Dado su patrón de conexiones con la amígdala, existiría una diferencia en las funciones de la COF y la CCA: como la COF recibe más proyecciones de la amígdala y la CCA envía más proyecciones a la amígdala (macacos, Ghashghaei et al., 2007; humanos, Roy et al., 2009), la primera tendría un valor más sensorial o perceptual evaluando el valor motivacional y afectivo de los estímulos mientras que la segunda tendría una relación más importante con las acciones o respuestas (hay que tener en cuenta que la CCA tiene sus principales conexiones de salida con centros autónomos del tronco del encéfalo y de la médula espinal implicados en la expresión de emociones como vocalizaciones) (Rosell y Siever, 2015, Timbie y Barbas, 2014). Es importante destacar que la COF contiene una conexión especializada con la amígdala, a través de las masas intermedias de esta, que activaría centros del tronco del encéfalo y de la médula espinal implicados en la activación emocional y en el retorno a una situación emocional previa disminuyendo dicha activación. Este circuito permitiría explicar la excitación emocional (incremento de frecuencia respiratoria y cardiaca, etc.) en situaciones de comportamiento agresivo.

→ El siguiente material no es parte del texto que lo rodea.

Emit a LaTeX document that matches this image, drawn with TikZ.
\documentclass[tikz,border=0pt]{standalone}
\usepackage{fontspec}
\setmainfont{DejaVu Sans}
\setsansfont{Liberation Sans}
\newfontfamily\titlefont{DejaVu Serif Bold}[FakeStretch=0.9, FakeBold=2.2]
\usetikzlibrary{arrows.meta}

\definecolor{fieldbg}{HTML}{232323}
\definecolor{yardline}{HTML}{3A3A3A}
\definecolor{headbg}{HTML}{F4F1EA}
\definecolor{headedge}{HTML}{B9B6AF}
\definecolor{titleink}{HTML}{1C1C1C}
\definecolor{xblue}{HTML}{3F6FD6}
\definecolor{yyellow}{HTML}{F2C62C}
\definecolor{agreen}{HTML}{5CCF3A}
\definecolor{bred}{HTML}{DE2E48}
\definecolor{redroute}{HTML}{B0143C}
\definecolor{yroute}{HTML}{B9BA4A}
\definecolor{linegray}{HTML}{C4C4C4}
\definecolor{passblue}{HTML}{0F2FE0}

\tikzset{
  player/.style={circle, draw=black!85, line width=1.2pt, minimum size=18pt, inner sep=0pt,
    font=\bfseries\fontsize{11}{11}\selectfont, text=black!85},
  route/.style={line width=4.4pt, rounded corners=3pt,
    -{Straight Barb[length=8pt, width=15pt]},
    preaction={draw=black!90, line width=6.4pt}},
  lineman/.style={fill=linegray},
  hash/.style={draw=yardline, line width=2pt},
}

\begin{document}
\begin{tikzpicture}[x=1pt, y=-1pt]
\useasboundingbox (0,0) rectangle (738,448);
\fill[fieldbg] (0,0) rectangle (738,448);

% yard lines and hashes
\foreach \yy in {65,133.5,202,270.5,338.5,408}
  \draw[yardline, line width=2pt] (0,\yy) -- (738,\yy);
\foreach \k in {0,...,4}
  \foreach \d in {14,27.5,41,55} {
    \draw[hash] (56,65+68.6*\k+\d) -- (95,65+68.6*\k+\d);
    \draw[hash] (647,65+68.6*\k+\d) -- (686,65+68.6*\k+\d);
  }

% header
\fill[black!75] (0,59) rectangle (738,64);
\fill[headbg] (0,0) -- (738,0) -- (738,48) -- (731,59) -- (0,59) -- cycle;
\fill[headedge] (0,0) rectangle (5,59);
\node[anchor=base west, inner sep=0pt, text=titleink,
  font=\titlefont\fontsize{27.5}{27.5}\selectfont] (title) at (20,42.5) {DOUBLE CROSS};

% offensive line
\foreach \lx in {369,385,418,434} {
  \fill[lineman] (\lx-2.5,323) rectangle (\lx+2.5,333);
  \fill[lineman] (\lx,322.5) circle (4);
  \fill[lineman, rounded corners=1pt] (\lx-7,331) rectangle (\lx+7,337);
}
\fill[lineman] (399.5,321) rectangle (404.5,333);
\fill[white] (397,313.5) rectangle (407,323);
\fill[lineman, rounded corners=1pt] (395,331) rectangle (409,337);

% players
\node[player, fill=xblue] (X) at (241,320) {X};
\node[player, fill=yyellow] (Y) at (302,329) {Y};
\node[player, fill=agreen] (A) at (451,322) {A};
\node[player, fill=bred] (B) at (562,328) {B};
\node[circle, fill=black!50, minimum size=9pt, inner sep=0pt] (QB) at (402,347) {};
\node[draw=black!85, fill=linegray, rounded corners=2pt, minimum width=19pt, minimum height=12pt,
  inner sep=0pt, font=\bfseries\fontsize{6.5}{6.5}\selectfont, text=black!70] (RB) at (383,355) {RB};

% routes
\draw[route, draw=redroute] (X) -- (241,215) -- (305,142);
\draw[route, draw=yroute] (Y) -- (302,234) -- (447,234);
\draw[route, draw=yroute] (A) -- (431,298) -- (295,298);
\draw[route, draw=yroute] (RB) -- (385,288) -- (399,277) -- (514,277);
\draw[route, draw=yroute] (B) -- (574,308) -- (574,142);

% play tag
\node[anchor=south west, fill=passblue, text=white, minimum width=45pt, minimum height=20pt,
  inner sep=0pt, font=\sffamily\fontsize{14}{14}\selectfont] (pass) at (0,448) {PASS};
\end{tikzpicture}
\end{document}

Estudios de daño cerebral en la CPF y agresión. En la literatura neuropsicológica se han encontrado ejemplos de agresión impulsiva tras daño a la COF ya sea durante la infancia/adolescencia (Anderson et al., 1999, Boes et al., 2011, Eslinger et al., 2004, Mitchell et al., 2006) o durante la edad adulta (Bechara et al., 2000, Benton, 1991, Berlin et al., 2004, Grafman et al., 1996, Hornak et al., 2003, Szczepanski y Knight, 2014) (tabla 1).
Estudios de neuroimagen estructural de la CPF y agresión. Se han encontrado disminuciones del volumen de sustancia gris en la COF en sujetos adultos de una muestra criminal que mostraba psicopatía (Boccardi et al., 2011, Ermer et al., 2012), en adolescentes varones encarcelados con caracteres psicopáticos (Ermer et al., 2013), en delincuentes violentos (Tiihonen et al., 2008), y en psicópatas sin éxito (que no han podido evitar condenas criminales) (Yang, Raine, Colletti, Toga y Narr, 2010) (tabla 2) (véase también revisión de diversos estudios en Yang, Glenn y Raine, 2008).